Renan empfahl uns, unbedingt ein paar Wartungsarbeiten zu machen, die schon ein paar Jahre überfällig waren … Wärmetauscher reinigen, Turbo, Luftkühler, Zahnriemen … in der kommenden Woche waren allerdings in Frankreich zwei weitere Feiertage, also ganz schlecht.
Zum Trost trafen wir uns mit der Crew der Balu, die uns schon ein paarmal begegnet war auf unserer Reise, in der Hafenbar zum Rumpunsch. Montag war Großkampftag mit Wäsche, Einkaufen, Friseur, Angelladen und Volvovertretung, mit der wir einen Termin für den kommenden Montag vereinbaren konnten im französischen Teil der Insel.
Dienstag brach die Balu auf Richtung Azoren (ca. 3 Wochen am Stück) und zurück nach Europa.
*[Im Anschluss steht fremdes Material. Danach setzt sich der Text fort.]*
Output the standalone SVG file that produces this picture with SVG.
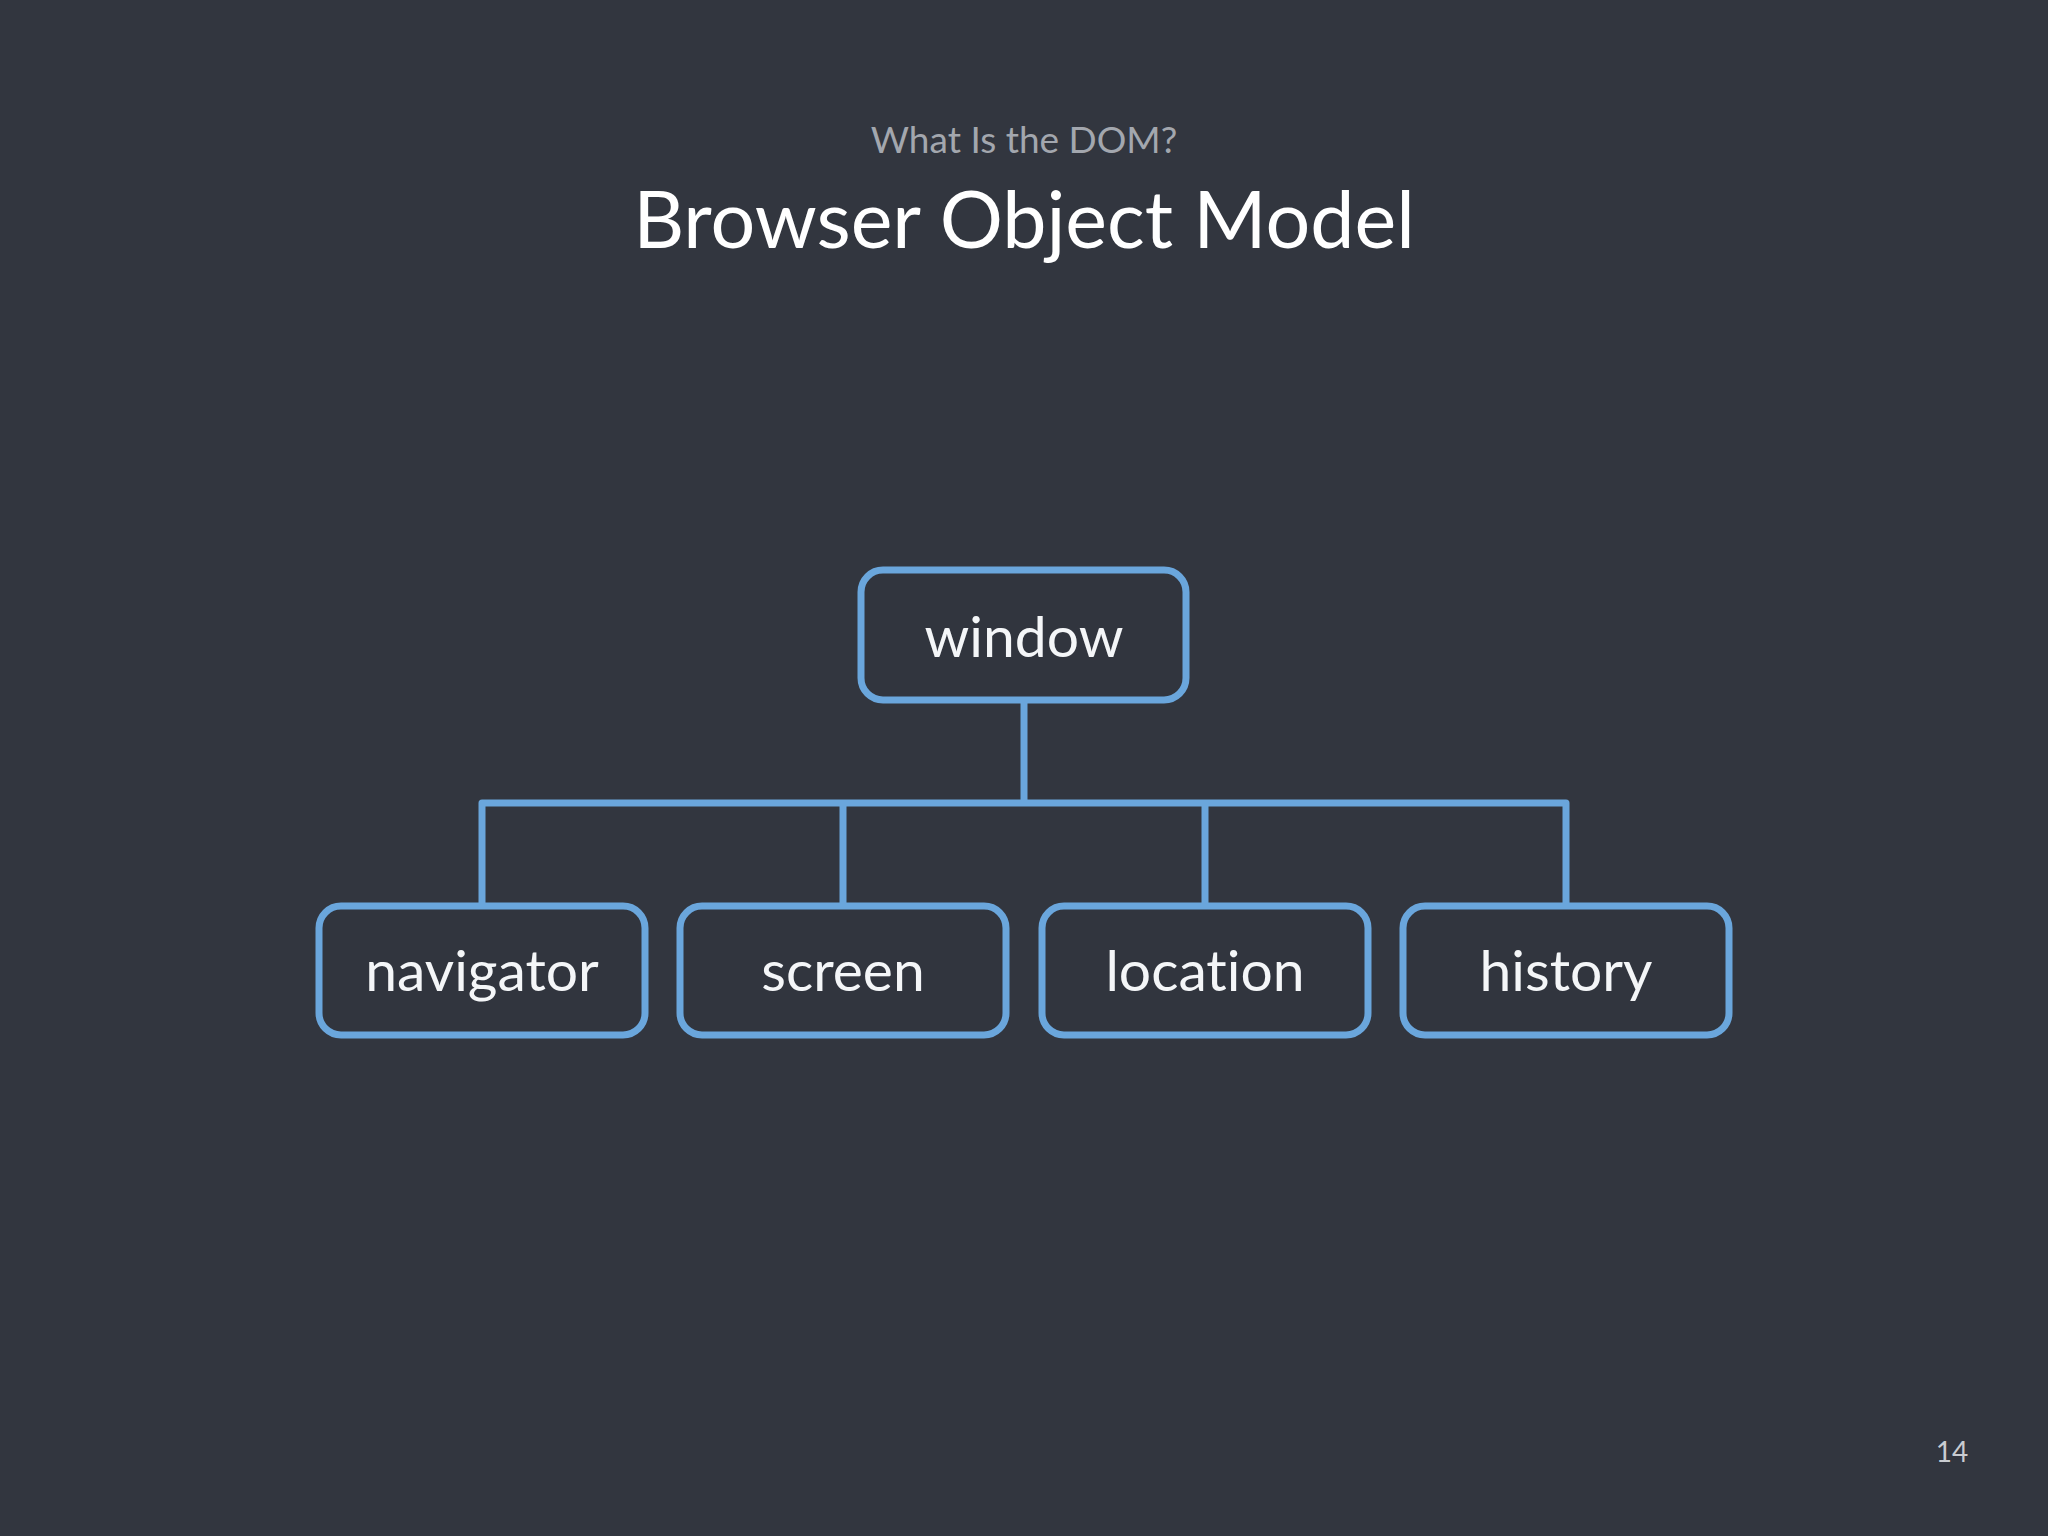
<svg xmlns="http://www.w3.org/2000/svg" width="2048" height="1536" viewBox="0 0 2048 1536">
<style>
.bg{fill:#32363f}
.box{fill:#31353e;stroke:#6aa6dc;stroke-width:7}
text{font-variant-ligatures:none;font-feature-settings:"liga" 0}
.lbl{font-family:Lato,"Open Sans","DejaVu Sans",sans-serif;font-size:57px;fill:#f4f6f8;text-anchor:middle}
.conn{fill:none;stroke:#6aa6dc;stroke-width:7;stroke-linejoin:round}
.title{font-family:Lato,"Open Sans","DejaVu Sans",sans-serif;font-size:79px;fill:#ffffff;text-anchor:middle}
.sub{font-family:Lato,"Open Sans","DejaVu Sans",sans-serif;font-size:37px;fill:#a3a7ae;text-anchor:middle}
.pg{font-family:Lato,"Open Sans","DejaVu Sans",sans-serif;font-size:28px;fill:#c9ccd1;text-anchor:middle}
</style>
<rect class="bg" x="0" y="0" width="2048" height="1536"/>
<text class="sub" x="1024" y="153">What Is the DOM?</text>
<text class="title" x="1024" y="248">Browser Object Model</text>
<g id="connectors">
<path class="conn" d="M1024 700 V803"/>
<path class="conn" d="M482 906 V803 H1566 V906"/>
<path class="conn" d="M843 803 V906"/>
<path class="conn" d="M1205 803 V906"/>
</g>
<g id="window">
<rect class="box" x="861" y="570" width="325" height="130" rx="22"/>
<text class="lbl" x="1024" y="657">window</text>
</g>
<g id="navigator">
<rect class="box" x="319" y="906" width="326" height="129" rx="22"/>
<text class="lbl" x="482" y="991">navigator</text>
</g>
<g id="screen">
<rect class="box" x="680" y="906" width="326" height="129" rx="22"/>
<text class="lbl" x="843" y="991">screen</text>
</g>
<g id="location">
<rect class="box" x="1042" y="906" width="326" height="129" rx="22"/>
<text class="lbl" x="1205" y="991">location</text>
</g>
<g id="history">
<rect class="box" x="1403" y="906" width="326" height="129" rx="22"/>
<text class="lbl" x="1566" y="991">history</text>
</g>
<text class="pg" x="1952" y="1462">14</text>
</svg>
Wir verabschiedeten sie mit guten Wünschen und lautem Getröte mit dem Nebelhorn.
Wir bekamen glücklicherweise einen Liegeplatz im Hafen Fort Louis im französischen Teil für 4 Nächte, so dass die Wartungsarbeiten hier stattfinden konnten.
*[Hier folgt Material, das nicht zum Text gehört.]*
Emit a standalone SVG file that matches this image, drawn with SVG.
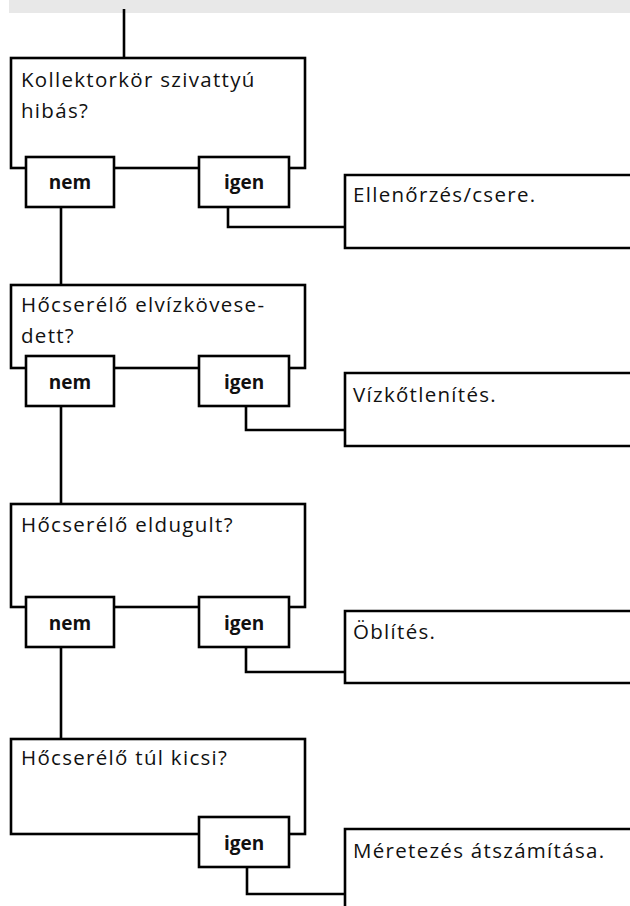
<svg xmlns="http://www.w3.org/2000/svg" width="630" height="906" viewBox="0 0 630 906">
<style>
.box{fill:#fff;stroke:#000;stroke-width:2.6}
.open{fill:#fff;stroke:#000;stroke-width:2.6}
.con{fill:none;stroke:#000;stroke-width:2.6}
.q{font-family:"Open Sans","Liberation Sans",sans-serif;font-size:20.5px;letter-spacing:1.3px;fill:#111}
.lbl{font-family:"Open Sans","Liberation Sans",sans-serif;font-size:19px;font-weight:bold;fill:#111;text-anchor:middle}
</style>
<rect x="9" y="0" width="621" height="13" fill="#e8e8e8"/>
<g id="connectors">
<path class="con" d="M124,9 V58"/>
<path class="con" d="M61,207 V285"/>
<path class="con" d="M228,207 V227 H345"/>
<path class="con" d="M61,406 V504"/>
<path class="con" d="M246,406 V430 H345"/>
<path class="con" d="M61,647 V739"/>
<path class="con" d="M246,647 V672 H345"/>
<path class="con" d="M247,867 V894 H345"/>
</g>
<g id="q1"><rect class="box" x="11" y="58" width="294" height="110"/>
<text class="q" x="21" y="87">Kollektorkör szivattyú</text>
<text class="q" x="21" y="118">hibás?</text></g>
<g id="nem1"><rect class="box" x="26" y="157" width="88" height="50"/><text class="lbl" x="70" y="189">nem</text></g>
<g id="igen1"><rect class="box" x="199" y="157" width="90" height="50"/><text class="lbl" x="244" y="189">igen</text></g>
<g id="r1"><path class="open" d="M631,175 H345 V248 H631"/><text class="q" x="353" y="202">Ellenőrzés/csere.</text></g>

<g id="q2"><rect class="box" x="11" y="285" width="294" height="83"/>
<text class="q" x="21" y="312">Hőcserélő elvízkövese-</text>
<text class="q" x="21" y="343">dett?</text></g>
<g id="nem2"><rect class="box" x="26" y="356" width="88" height="50"/><text class="lbl" x="70" y="389">nem</text></g>
<g id="igen2"><rect class="box" x="199" y="356" width="90" height="50"/><text class="lbl" x="244" y="389">igen</text></g>
<g id="r2"><path class="open" d="M631,373 H345 V446 H631"/><text class="q" x="353" y="402">Vízkőtlenítés.</text></g>

<g id="q3"><rect class="box" x="11" y="504" width="294" height="103"/>
<text class="q" x="21" y="532">Hőcserélő eldugult?</text></g>
<g id="nem3"><rect class="box" x="26" y="597" width="88" height="50"/><text class="lbl" x="70" y="630">nem</text></g>
<g id="igen3"><rect class="box" x="199" y="597" width="90" height="50"/><text class="lbl" x="244" y="630">igen</text></g>
<g id="r3"><path class="open" d="M631,611 H345 V683 H631"/><text class="q" x="353" y="639">Öblítés.</text></g>

<g id="q4"><rect class="box" x="11" y="739" width="294" height="95"/>
<text class="q" x="21" y="765">Hőcserélő túl kicsi?</text></g>
<g id="igen4"><rect class="box" x="199" y="817" width="90" height="50"/><text class="lbl" x="244" y="850">igen</text></g>
<g id="r4"><path class="open" d="M631,829 H345 V907"/><text class="q" x="353" y="858">Méretezés átszámítása.</text></g>
</svg>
Wir verbrachten noch eine Nacht vor Anker in der Nähe des Hafens und trafen Arnaud wieder, der uns in der Straße von Gibraltar vor einem Jahr ganz fürchterlich versägt hatte mit seinem supersportlichen Katamaran. Wir fuhren rüber, um Hallo zu sagen, erfuhren ein paar interessante Details über die venezolanischen Inseln Los Roques, die wir vielleicht noch besuchen wollten, Arnauds Frau kommt nämlich aus Venezuela … das lassen wir dann wohl besser, denn es scheint unglaublich teuer und korrupt zu sein. Und Arnaud schenkte uns seinen Törnführer über die Bahamas, gegen das Versprechen, dass wir in der nächsten Saison unbedingt dorthin segeln, weil es da sooo toll ist … merci beaucoup!
Wir bekamen einen Platz längsseits am Zugangssteg zum Hafen, sehr verkehrsgünstig und jeder kam an unserem Cockpit vorbei … bonjour … salut … hi…hello… hallo! So kommen auch, kaum dass wir die Leinen fest haben, Bekannte vorbei, die wir schon auf Martinique und Guadeloupe getroffen haben. Hiii … das ist ja nett! Schön, Euch zu sehen!
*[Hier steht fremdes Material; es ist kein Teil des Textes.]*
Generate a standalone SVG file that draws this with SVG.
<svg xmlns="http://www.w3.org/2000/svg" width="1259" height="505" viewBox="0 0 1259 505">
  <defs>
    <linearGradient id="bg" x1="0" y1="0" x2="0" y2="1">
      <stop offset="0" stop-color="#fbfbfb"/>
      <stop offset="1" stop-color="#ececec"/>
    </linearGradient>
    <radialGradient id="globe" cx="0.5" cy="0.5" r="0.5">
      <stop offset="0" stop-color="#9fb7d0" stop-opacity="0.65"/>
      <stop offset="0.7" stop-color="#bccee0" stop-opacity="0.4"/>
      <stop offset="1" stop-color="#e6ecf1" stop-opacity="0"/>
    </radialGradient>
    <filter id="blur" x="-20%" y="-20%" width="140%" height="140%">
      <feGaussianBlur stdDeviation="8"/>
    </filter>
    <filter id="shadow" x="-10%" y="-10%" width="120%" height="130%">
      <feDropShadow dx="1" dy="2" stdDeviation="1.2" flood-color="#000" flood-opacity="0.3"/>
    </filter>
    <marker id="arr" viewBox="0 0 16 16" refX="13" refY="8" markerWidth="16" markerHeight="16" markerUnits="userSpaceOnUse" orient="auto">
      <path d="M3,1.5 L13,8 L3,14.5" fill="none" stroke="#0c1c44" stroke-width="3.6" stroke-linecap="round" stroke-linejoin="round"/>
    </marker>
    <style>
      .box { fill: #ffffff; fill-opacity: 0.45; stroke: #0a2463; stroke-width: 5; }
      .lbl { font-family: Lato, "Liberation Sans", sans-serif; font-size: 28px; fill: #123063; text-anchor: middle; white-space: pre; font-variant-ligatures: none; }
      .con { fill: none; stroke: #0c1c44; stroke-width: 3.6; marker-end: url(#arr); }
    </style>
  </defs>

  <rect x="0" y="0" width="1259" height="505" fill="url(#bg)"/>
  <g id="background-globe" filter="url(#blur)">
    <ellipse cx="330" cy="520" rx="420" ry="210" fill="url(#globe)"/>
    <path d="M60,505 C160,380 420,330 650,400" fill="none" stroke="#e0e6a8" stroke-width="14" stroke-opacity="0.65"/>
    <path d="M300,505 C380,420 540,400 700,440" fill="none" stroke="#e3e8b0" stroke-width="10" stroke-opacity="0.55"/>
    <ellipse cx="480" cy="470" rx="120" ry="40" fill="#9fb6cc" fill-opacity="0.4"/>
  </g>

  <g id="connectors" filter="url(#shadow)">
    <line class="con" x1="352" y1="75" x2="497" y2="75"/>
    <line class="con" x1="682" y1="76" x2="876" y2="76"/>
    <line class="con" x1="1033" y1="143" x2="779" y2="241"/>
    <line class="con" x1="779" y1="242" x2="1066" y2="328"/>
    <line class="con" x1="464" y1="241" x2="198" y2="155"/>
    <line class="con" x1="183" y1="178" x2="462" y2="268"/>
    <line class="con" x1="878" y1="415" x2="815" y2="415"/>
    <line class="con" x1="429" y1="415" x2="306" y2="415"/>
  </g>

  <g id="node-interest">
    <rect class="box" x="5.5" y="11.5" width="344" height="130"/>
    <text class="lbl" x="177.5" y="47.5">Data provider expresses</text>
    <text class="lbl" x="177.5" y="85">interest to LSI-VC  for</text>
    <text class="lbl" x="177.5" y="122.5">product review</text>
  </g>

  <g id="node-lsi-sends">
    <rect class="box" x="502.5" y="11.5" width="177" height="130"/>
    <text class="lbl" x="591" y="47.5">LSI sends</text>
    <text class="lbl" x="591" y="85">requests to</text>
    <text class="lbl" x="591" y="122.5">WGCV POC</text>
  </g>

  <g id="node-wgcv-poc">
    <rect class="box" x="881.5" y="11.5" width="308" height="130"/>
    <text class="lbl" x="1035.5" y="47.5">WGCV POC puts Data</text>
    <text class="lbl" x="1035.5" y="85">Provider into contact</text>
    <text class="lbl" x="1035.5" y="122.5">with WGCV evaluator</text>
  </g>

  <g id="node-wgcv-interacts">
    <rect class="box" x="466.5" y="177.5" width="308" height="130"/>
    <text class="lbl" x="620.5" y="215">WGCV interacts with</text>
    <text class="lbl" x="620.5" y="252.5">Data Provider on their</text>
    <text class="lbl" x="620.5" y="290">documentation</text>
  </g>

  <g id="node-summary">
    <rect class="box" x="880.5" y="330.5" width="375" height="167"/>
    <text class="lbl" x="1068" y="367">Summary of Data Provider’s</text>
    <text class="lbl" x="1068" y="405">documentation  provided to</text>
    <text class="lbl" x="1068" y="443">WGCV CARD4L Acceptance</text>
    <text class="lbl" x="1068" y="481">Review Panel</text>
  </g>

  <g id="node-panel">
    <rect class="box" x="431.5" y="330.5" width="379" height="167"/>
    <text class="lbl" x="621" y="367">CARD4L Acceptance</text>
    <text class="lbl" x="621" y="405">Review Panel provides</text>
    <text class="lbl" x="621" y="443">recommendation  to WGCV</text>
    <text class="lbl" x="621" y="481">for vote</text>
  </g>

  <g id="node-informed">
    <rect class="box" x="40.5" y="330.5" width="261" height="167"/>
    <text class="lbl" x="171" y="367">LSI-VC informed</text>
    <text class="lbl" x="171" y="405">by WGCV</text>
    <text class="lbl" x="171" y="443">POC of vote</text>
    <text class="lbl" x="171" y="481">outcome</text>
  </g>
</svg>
Wir waren seit fast zwei Monaten in keinem Hafen mehr und so genossen wir die Annehmlichkeiten … man kann einfach so von Bord und zum Bäcker gehen, man hat Sanitäranlagen (mehr als die Hälfte funktioniert nicht, grrhhh), Müllentsorgungsmöglichkeiten und nette Nachbarn, es schaukelt nicht, es gibt einen Wasseranschluss und Landstrom für die kleine Klimaanlage.
Montags kam auch tatsächlich unser Mechaniker, Renan, vorbei, baute unter wildem Gefluche und Gestöhne diverse Teile des Volvos aus, nahm sie mit in die Werkstatt, wo sie gereinigt wurden und baute sie nachmittags wieder ein. Für das Wechseln des Zahnriemens hatte er leider keine Zeit mehr und wir hofften, dass er das auch in den folgenden Tagen noch erledigen würde.
Wir gingen jeden Tag mit mehreren Rucksäcken Einkaufen, um unsere Vorräte wieder aufzufüllen, weil es in St. Martin ganz gut sortierte und bezahlbare Supermärkte gab. Das war eine sehr schweißtreibende Angelegenheit bei der Hitze und einem 1,5 km Fußmarsch. Hier trafen wir auch immer wieder „Leidensgenossen“, die uns deutsch sprechen hörten und mit denen man ins Plaudern kam … wo liegt Euer Schiff? Wo kommt Ihr her, wo wollt Ihr hin? Ach, bei uns war dies und jenes kaputt … kennt Ihr einen Mechaniker? Da sitzt man schnell „in einem Boot“.
Wir konnten unseren Liegeplatz im Hafen verlängern, weil Renan frühestens am Freitag kommt und danach ist ja wieder mal Feiertag am Montag (Pfingsten). Na, ja es gibt ja immer was zu tun … aktuell zickt mal wieder der Generator und Mc Gyver steckt im Motorraum, aber irgendwann müssen wir nach Süden, denn uns sitzt die Hurricane-saison im Nacken, die Anfang Juni beginnt und da sollten wir hier weg sein.